Doxygen markup seems to cause py3 string parsing to sometimes fail

When porting code to python 3, I came across a situation where the doxygen markup seems to tell python that we are trying to write a unicode literal, and importing the file fails with the error:

Traceback (most recent call last):
  File "tests/testPsfIO.py", line 44, in <module>
    import lsst.meas.algorithms as algorithms
  File "/Users/nate/repos_lsst/meas_algorithms/python/lsst/meas/algorithms/__init__.py", line 29, in <module>
    from .detection import *
  File "/Users/nate/repos_lsst/meas_algorithms/python/lsst/meas/algorithms/detection.py", line 211
    """
SyntaxError: (unicode error) 'unicodeescape' codec can't decode bytes in position 2129-2130: truncated \uXXXX escape

The docstring itself can be seen on: Github. Prefixing the docstring with r (telling python a raw string is desired) fixes the problem. I am wary of embedding the escape character in the docstring itself, as it may interfere with doxygen generation. Does anyone have thoughts or preferences?

Specifically it’s the \util line in the string. That, obviously, isn’t allowed in a python 3 strings.

>>> type("\until")
  File "<stdin>", line 1
SyntaxError: (unicode error) 'unicodeescape' codec can't decode bytes in position 0-1: truncated \uXXXX escape

It looks like r"" might be the only option until we implement RFC-214.

>>> r"\until"
'\\until'

I looked at what PEP 257 recommends and they say this:

For consistency, always use “”“triple double quotes”"" around docstrings. Use r""“raw triple double quotes”"" if you use any backslashes in your docstrings. For Unicode docstrings, use u""“Unicode triple-quoted strings”"" .

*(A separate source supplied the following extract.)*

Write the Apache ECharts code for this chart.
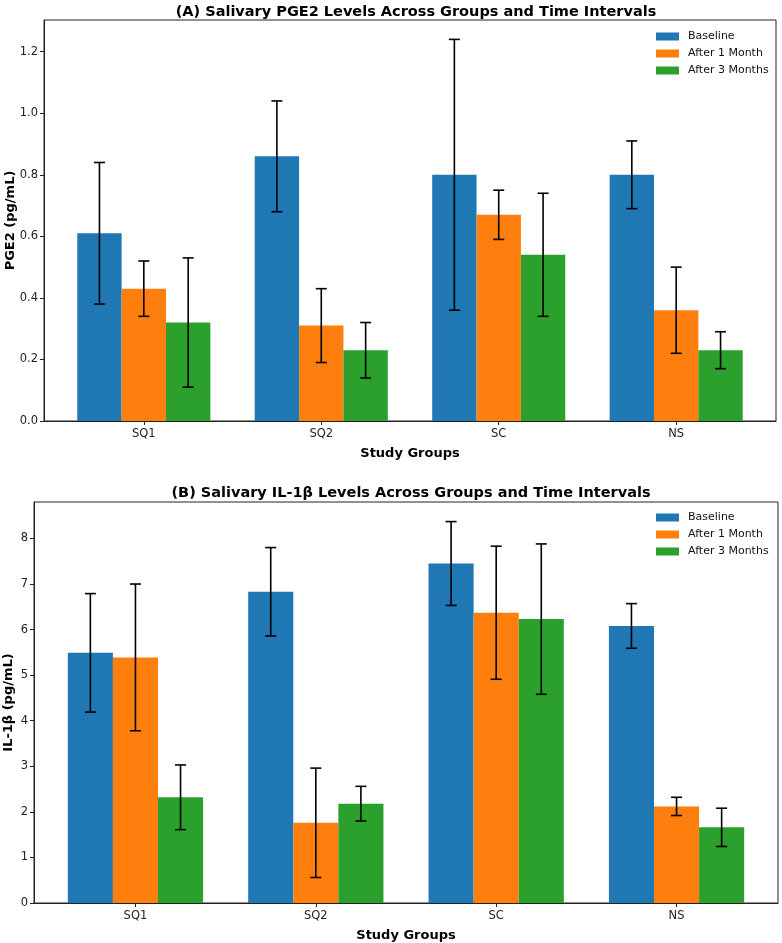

So it seems that using raw strings for the current generation of doxygen-marked-up docstrings is the way to go. Numpydoc won’t have this issue (maybe for latex math in docstrings, but I don’t recall ever doing anything special in those cases).

That is what I figured, but I wanted to get other input before I just did it.

I’m fairly surprised this hasn’t come up before. We use \until liberally in doxygen, so this will come up again.

Why not just use @util instead of \util and so on for all doxygen commands?

Was that an intentional change in spelling? Is \until actually identical to @until?

+1

I tend to prefer “@” over “” in Doxygen universally (even in C++) for similar reasons - almost everything tries to interpret “”, but only Doxygen (of the things we run on our source files) pays attention to “@”.

Python 2, as is its wont, is far more relaxed about unicode in general so just silently ignores any unicode issues in strings. Python 3 cares deeply about unicode so complains.